To make matters even worse, Bella followed her every step of the way, shouting in her little, squeaky voice, “Mommy! Mommy! I want to set the flower on fire too!”
She wasn’t the only one who screamed either. Bed-bound Francesca shouted, “Marco! The house is on fire!”
“Ma! It’s not on fire! Kelly’s doing crafts.”
“What?!” she shouted, due to her stuffy ears, yet refusal to lower the volume on the television from where it was cranked to 100. How she could watch the local news list off death counts between useless stories of deer hanging out in people’s gardens or migrating ducks, she never knew.
“There’s no fire, Ma!”
Even Boots had his chubby orange self determined to thwart her ghost-removal attempts. He licked at the salt on the hardwood floors, sneezed at its taste, then licked it again. She scooted both the cat and her daughter away and threw the sage into the sink, letting the water run over it. It was a bad idea and she should have known before she even started.
***
It was another long and sleepless night for Kelly. She was used to long days and too-short nights and still hadn’t grown into the change of schedule. To give herself something to do outside of lying in the dark obsessing over a lack of sleep, she ventured to the kitchen for a glass of water.
To her immediate horror, since the years in that tragically squared-footed apartment gave her intimate knowledge of every inch of it, she knew something was wrong, even in the dark. Someone stood before her cabinets, donned in a teal gown. It was too skinny to be Francesca, too tall to be Bella, and too feminine to be Marco, which left them all accounted for.
“Who are you?” she asked and her heart jumped into her throat when the figure flipped around in a single second.
Her hair was tangled into knots, her eyes lifeless and dead, her skin impossibly pale.
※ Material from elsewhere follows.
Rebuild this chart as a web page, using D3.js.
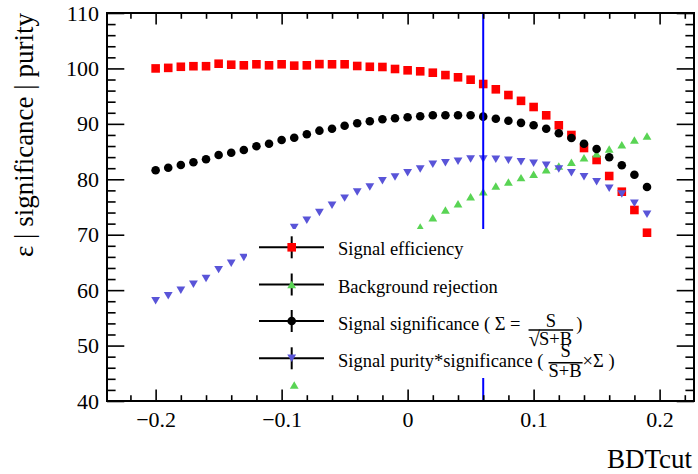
<!DOCTYPE html>
<html>
<head>
<meta charset="utf-8">
<script src="https://cdn.jsdelivr.net/npm/d3@7"></script>
<style>
  body { margin: 0; background: #fff; }
  svg { display: block; }
  text { font-family: "Liberation Serif", "Times New Roman", "DejaVu Serif", serif; fill: #000; }
</style>
</head>
<body>
<svg id="chart" width="698" height="474" font-family="Liberation Serif, serif"></svg>
<script>
// BDT cut values scanned
const bdtCut = [-0.20, -0.19, -0.18, -0.17, -0.16, -0.15, -0.14, -0.13, -0.12, -0.11,
                -0.10, -0.09, -0.08, -0.07, -0.06, -0.05, -0.04, -0.03, -0.02, -0.01,
                 0.00,  0.01,  0.02,  0.03,  0.04,  0.05,  0.06,  0.07,  0.08,  0.09,
                 0.10,  0.11,  0.12,  0.13,  0.14,  0.15,  0.16,  0.17,  0.18,  0.19];

// Signal efficiency (%)
const signalEfficiency = [100.0, 100.1, 100.3, 100.4, 100.4, 100.85, 100.67, 100.56, 100.75, 100.56,
                          100.75, 100.5, 100.56, 100.78, 100.75, 100.75, 100.44, 100.3, 100.26, 99.9,
                          99.66, 99.48, 99.23, 98.8, 98.4, 97.97, 97.19, 96.23, 95.2, 94.15,
                          93.04, 91.54, 89.74, 87.99, 85.64, 83.48, 80.59, 77.76, 74.46, 70.36];

// Background rejection (%); null where below the plotted range
const backgroundRejection = [null, null, null, null, null, null, null, null, null, null,
                             null, 42.9, 47.0, 50.6, 54.0, 57.2, 60.1, 62.8, 65.3, 67.6,
                             69.7, 71.4, 73.07, 74.46, 75.6, 76.86, 77.76, 78.79, 79.5, 80.3,
                             80.9, 81.7, 82.4, 83.07, 83.9, 84.62, 85.46, 86.24, 87.09, 87.81];

// Signal significance (scaled)
const signalSignificance = [81.62, 82.09, 82.58, 83.07, 83.61, 84.38, 84.8, 85.28, 85.95, 86.42,
                            87.09, 87.5, 88.12, 88.77, 89.13, 89.67, 90.1, 90.46, 90.82, 91.0,
                            91.18, 91.36, 91.54, 91.54, 91.54, 91.54, 91.3, 90.93, 90.57, 90.18,
                            89.74, 89.13, 88.3, 87.45, 86.42, 85.46, 83.97, 82.52, 80.83, 78.61];

// Signal purity * significance (scaled)
const puritySignificance = [58.1, 59.0, 60.0, 61.05, 62.1, 63.7, 64.84, 65.9, 67.2, 68.6,
                            70.0, 71.3, 72.6, 74.0, 75.3, 76.6, 77.7, 78.6, 79.75, 80.41,
                            81.19, 81.86, 82.7, 83.0, 83.25, 83.66, 83.66, 83.6, 83.45, 83.15,
                            82.88, 82.52, 81.86, 81.19, 80.47, 79.57, 78.37, 77.35, 75.67, 73.68];

// Chosen cut
const bestCut = 0.06;

// Axis ticks and labels
const xMajorTicks = [-0.2, -0.1, 0, 0.1, 0.2];
const xTickLabels = ["\u22120.2", "\u22120.1", "0", "0.1", "0.2"];
const xMinorTicks = [-0.22, -0.18, -0.16, -0.14, -0.12, -0.08, -0.06, -0.04, -0.02,
                     0.02, 0.04, 0.06, 0.08, 0.12, 0.14, 0.16, 0.18, 0.22];
const yMajorTicks = [40, 50, 60, 70, 80, 90, 100, 110];
const yTickLabels = ["40", "50", "60", "70", "80", "90", "100", "110"];
const yMinorTicks = [42, 44, 46, 48, 52, 54, 56, 58, 62, 64, 66, 68, 72, 74, 76, 78,
                     82, 84, 86, 88, 92, 94, 96, 98, 102, 104, 106, 108];

const xTitle = "BDTcut";
const yTitle = "\u03b5 | significance | purity";

const serif = '"Liberation Serif", "Times New Roman", serif';

// ---- layout ----
const svg = d3.select("#chart");
const L = 107, R = 694, T = 13, B = 401;

const x = d3.scaleLinear().domain([-0.2386, 0.2273]).range([L, R]);
const y = d3.scaleLinear().domain([40, 110]).range([B, T]);

// custom markers centred on their bounding box
const triUp = { draw(ctx, s) { const w = s, h = s * 0.85; ctx.moveTo(-w/2, h/2); ctx.lineTo(w/2, h/2); ctx.lineTo(0, -h/2); ctx.closePath(); } };
const triDown = { draw(ctx, s) { const w = s, h = s * 0.85; ctx.moveTo(-w/2, -h/2); ctx.lineTo(w/2, -h/2); ctx.lineTo(0, h/2); ctx.closePath(); } };
const square = { draw(ctx, s) { ctx.rect(-s/2, -s/2, s, s); } };
const circle = { draw(ctx, s) { ctx.arc(0, 0, s/2, 0, 2 * Math.PI); } };

const series = [
  { name: "Signal efficiency", values: signalEfficiency, color: "#ff0000", shape: square, size: 8.6 },
  { name: "Background rejection", values: backgroundRejection, color: "#59d454", shape: triUp, size: 8.8 },
  { name: "Signal significance", values: signalSignificance, color: "#000000", shape: circle, size: 8.6 },
  { name: "Signal purity*significance", values: puritySignificance, color: "#5954d8", shape: triDown, size: 8.8 }
];

// clip for data
svg.append("defs").append("clipPath").attr("id", "plotClip")
  .append("rect").attr("x", L).attr("y", T).attr("width", R - L).attr("height", B - T);

const plot = svg.append("g").attr("clip-path", "url(#plotClip)");

series.forEach(s => {
  const pts = bdtCut.map((c, i) => ({ c, v: s.values[i] })).filter(d => d.v !== null);
  plot.append("g").selectAll("path").data(pts).join("path")
    .attr("transform", d => `translate(${x(d.c)},${y(d.v)})`)
    .attr("d", d3.symbol().type(s.shape).size(s.size))
    .attr("fill", s.color);
});

// chosen cut line
plot.append("line")
  .attr("x1", x(bestCut)).attr("x2", x(bestCut))
  .attr("y1", y(110)).attr("y2", y(40))
  .attr("stroke", "#0000ff").attr("stroke-width", 2);

// ---- axes ----
function styleAxis(g) {
  g.attr("font-family", serif).attr("font-size", 22);
  g.select(".domain").remove();
  g.selectAll(".tick line").attr("stroke", "#000").attr("stroke-width", 1.6);
  g.selectAll(".tick text").attr("font-family", serif).style("font-family", serif)
    .style("font-size", "22px").attr("fill", "#000");
}

// bottom
svg.append("g").attr("transform", `translate(0,${B})`)
  .call(d3.axisBottom(x).tickValues(xMajorTicks).tickSize(-11.6).tickPadding(10.5)
        .tickFormat((d, i) => xTickLabels[i]))
  .call(styleAxis);
svg.append("g").attr("transform", `translate(0,${B})`)
  .call(d3.axisBottom(x).tickValues(xMinorTicks).tickSize(-5.8).tickFormat(""))
  .call(styleAxis);
// top
svg.append("g").attr("transform", `translate(0,${T})`)
  .call(d3.axisTop(x).tickValues(xMajorTicks).tickSize(-11.6).tickFormat(""))
  .call(styleAxis);
svg.append("g").attr("transform", `translate(0,${T})`)
  .call(d3.axisTop(x).tickValues(xMinorTicks).tickSize(-5.8).tickFormat(""))
  .call(styleAxis);
// left
svg.append("g").attr("transform", `translate(${L},0)`)
  .call(d3.axisLeft(y).tickValues(yMajorTicks).tickSize(-17.3).tickPadding(8)
        .tickFormat((d, i) => yTickLabels[i]))
  .call(styleAxis);
svg.append("g").attr("transform", `translate(${L},0)`)
  .call(d3.axisLeft(y).tickValues(yMinorTicks).tickSize(-8.6).tickFormat(""))
  .call(styleAxis);
// right
svg.append("g").attr("transform", `translate(${R},0)`)
  .call(d3.axisRight(y).tickValues(yMajorTicks).tickSize(-17.3).tickFormat(""))
  .call(styleAxis);
svg.append("g").attr("transform", `translate(${R},0)`)
  .call(d3.axisRight(y).tickValues(yMinorTicks).tickSize(-8.6).tickFormat(""))
  .call(styleAxis);

// frame
svg.append("rect").attr("x", L).attr("y", T).attr("width", R - L).attr("height", B - T)
  .attr("fill", "none").attr("stroke", "#000").attr("stroke-width", 2);

// axis titles
svg.append("text").attr("x", 692).attr("y", 468).attr("text-anchor", "end")
  .style("font-family", serif).style("font-size", "27px").text(xTitle);
svg.append("text").attr("transform", `translate(33,${T}) rotate(-90)`).attr("text-anchor", "end")
  .style("font-family", serif).style("font-size", "27px").text(yTitle);

// ---- legend ----
const leg = svg.append("g");
leg.append("rect").attr("x", 247).attr("y", 229).attr("width", 388).attr("height", 149).attr("fill", "#fff");
const rowY = [247.3, 284.5, 321, 358.3];
const fs = 18.5;
series.forEach((s, i) => {
  const ry = rowY[i];
  leg.append("line").attr("x1", 259).attr("x2", 324).attr("y1", ry).attr("y2", ry)
    .attr("stroke", "#000").attr("stroke-width", 2);
  leg.append("line").attr("x1", 291.7).attr("x2", 291.7).attr("y1", ry - 11).attr("y2", ry + 11)
    .attr("stroke", "#000").attr("stroke-width", 2);
  leg.append("path").attr("transform", `translate(291.7,${ry})`)
    .attr("d", d3.symbol().type(s.shape).size(s.size)).attr("fill", s.color);
});

function addText(xp, yp, str, anchor, size) {
  return leg.append("text").attr("x", xp).attr("y", yp).attr("text-anchor", anchor || "start")
    .style("font-family", serif).style("font-size", (size || fs) + "px").text(str);
}
function textEnd(t) { return +t.attr("x") + t.node().getComputedTextLength(); }

addText(338, rowY[0] + 8, "Signal efficiency");
addText(338, rowY[1] + 8, "Background rejection");

// row 3: Signal significance ( Σ = S / √(S+B) )
{
  const ry = rowY[2];
  const t = addText(338, ry + 8.5, "Signal significance ( \u03a3 =");
  const fx = textEnd(t) + 8;
  const rad = addText(fx, ry + 24.5, "\u221a", "start", 21);
  const rw = rad.node().getComputedTextLength() - 1;
  const den = addText(fx + rw, ry + 24, "S+B");
  const fw = rw + den.node().getComputedTextLength() + 1;
  leg.append("line").attr("x1", fx).attr("x2", fx + fw).attr("y1", ry + 9).attr("y2", ry + 9)
    .attr("stroke", "#000").attr("stroke-width", 1.6);
  addText(fx + fw / 2, ry + 6, "S", "middle");
  addText(fx + fw + 3, ry + 8.5, ")");
}
// row 4: Signal purity*significance ( S/(S+B) × Σ )
{
  const ry = rowY[3];
  const t = addText(338, ry + 8.4, "Signal purity*significance (");
  const fx = textEnd(t) + 5;
  const den = addText(fx, ry + 18.4, "S+B");
  const fw = den.node().getComputedTextLength() + 1;
  leg.append("line").attr("x1", fx).attr("x2", fx + fw).attr("y1", ry + 4.4).attr("y2", ry + 4.4)
    .attr("stroke", "#000").attr("stroke-width", 1.6);
  addText(fx + fw / 2, ry - 1.6, "S", "middle");
  addText(fx + fw, ry + 8.4, "\u00d7\u03a3 )");
}
</script>
</body>
</html>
But what gave Kelly a chill was her mouth. It was parted and rounded and wet and her chest floundered up and down like an inflating and deflating balloon. Somehow, Kelly knew that she was attached to a ventilator, even if it wasn’t present. She reached out her pallid hand and Kelly caught sight of the ring on her finger—the square cut diamond and multiple bands, it was her wedding ring.
Suddenly, it clicked. Those were her dark twisted curls, her frigid white skin, her failing, sunken lungs. With the stunted breath she had, Kelly opened her mouth and screamed, and the haunted, mirrored image of herself screamed right back.